The Saint Austere in East Williamsburg is a family-owned restaurant that if you live in that hood could become your neighborhood hang-out. The wood-lined narrow restaurant feels homey, with shared long high tables. Four siblings — Fabrizio, John, Jacqueline, and Michael— own and operate the restaurant. Brother Michael — a James Beard Award semifinalist and owner of Miami’s celebrated Macchialina — recently was appointed Executive Chef of the Italian restaurant. I was invited to sample their fare.
I began with their nicely blended Pina Margarita ($13), made with charred pineapple, Del Amico mezcal, orange liqueur, agave and lime. From that point on, we were in their hands for their tasting menu of four courses ($55 per person), plus wines ($80 per person). To give you an idea of the costs, I’m also listing the individual prices.
Our first wine was the Aligote, Domaine Faiveley, Burgundy, France, 2012 ($49/bottle) to accompany the small plates, including one of their most popular dishes, a creamy polenta ($12) topped with a meat ragu had that’s been on the menu since they opened in 2011. We sampled their broccoli rabe ($11) with Panko crumbs, anchovy dressing and a soft-cooked egg. My favorite is their tender octopus ($16) with grilled potatoes topped with tomatoes and pickled onions flecked with chili.

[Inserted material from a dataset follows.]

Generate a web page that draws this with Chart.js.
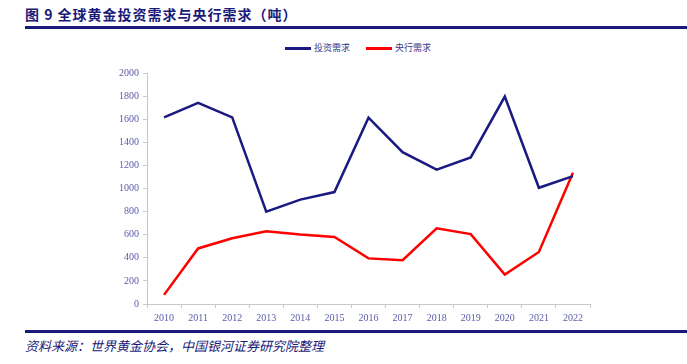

I hadn’t sampled orange wine before. Loved the natural Chenin Blank”Jurassic Park” Kunin, 2012, Liguria, Italy that accompanied our main courses. The Branzino sat atop tiny Yukon gold potatoes rounds in brown butter with capers ($23) and a salad ($14). The baby kale in a light lovely lemon vinaigrette topped with crispy sunchokes was delightful, not needing the added pureed and chunks of redundant sunchokes. We ended with the blueberry crisp and housemade limoncello.